BUFFALO, N.Y. -- President Obama has nominated a 1985 graduate of UB Law School to head the U.S. Justice Department's Office of Legal Counsel, a high-profile and highly sensitive position that in recent years has been a flashpoint for partisan political division.
Virginia A. Seitz, who was first in her class at UB Law and the recipient of the Max Koren Award, said that during law school, "I was prodded to not just think in a tiny box, but connect all coursework with what I was doing in other areas."
Since 1998, she has worked in the Washington, D.C., office of the law firm Sidley Austin LLP. There she has done appellate litigation work, and she is best-known for authoring an amicus brief on behalf of retired military officers in support of affirmative action in the landmark U.S. Supreme Court case Grutter v. Bollinger.
Her appointment as assistant attorney general, announced by the White House on Jan. 5, is subject to Senate confirmation. The office has not had a Senate-confirmed head since 2004. Democrats blocked President George W. Bush's nominees, and Republicans blocked President Obama's first nominee, Indiana University professor Dawn Johnsen.
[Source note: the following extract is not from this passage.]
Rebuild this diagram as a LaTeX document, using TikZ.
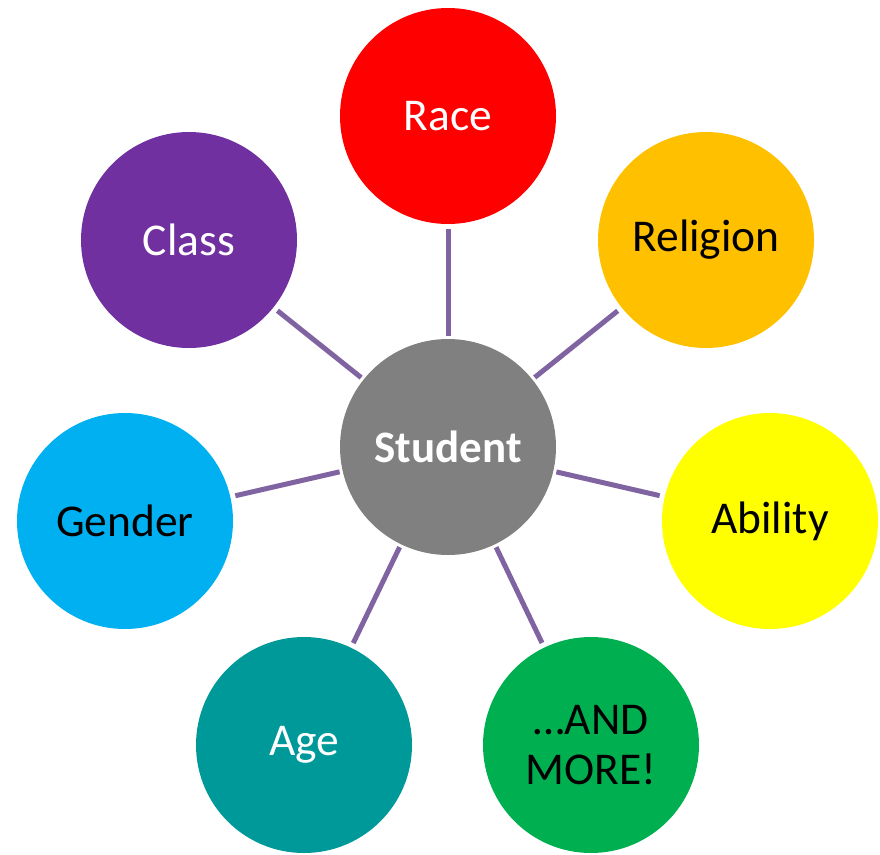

The Office of Legal Counsel provides legal advice to the president and executive-branch agencies on constitutional and other major issues. It employs about two dozen lawyers. During the Bush administration, the office produced legal opinions on interrogation and detention that endorsed waterboarding and other methods used by the Central Intelligence Agency to question terror suspects. The Bush administration later withdrew several opinions, saying they were erroneous.
In a news release announcing Seitz's nomination and four others, President Obama said that the "extraordinary dedication these men and women bring to their new roles will greatly serve the American people."
Seitz is a former clerk for Judge Harry Edwards of the U.S. Court of Appeals for the D.C. Circuit, and for U.S. Supreme Court Justice William Brennan. She has worked on more than 100 Supreme Court briefs and petitions for certiorari, and hundreds of filings in lower courts. Her bachelor's degree, summa cum laude, is from Duke University, and she was a Rhodes Scholar at Oxford University.
In the brief she filed in the Grutter case, Seitz represented a group of retired military officers. They told the Supreme Court that service members perform better because they take diversity into account. Justice Sandra Day O'Connor cited that argument in the court's landmark 2003 opinion that allowed race to be considered in university admission decisions. "It was one of the most influential amicus briefs probably in the history of the court," said Seitz's Sidley Austin colleague Peter Keisler.
Seitz has worked part time at Sidley Austin -- in the office every day at 6 a.m., out by 3 p.m. -- in order to meet the responsibilities of parenthood. "I couldn't make any choice that would have a long-term impact on a child's happiness," she has said. "I brought them into the world. I feel responsible." Seitz and her husband, Roy McLeese, chief of the appellate division of the U.S. Attorney's Office for the District of Columbia, have two now-teenage children, Miranda and Roy.
Said Keisler: "She's really actually been a pioneer in demonstrating that you can have a hugely successful first-tier law practice while working part time."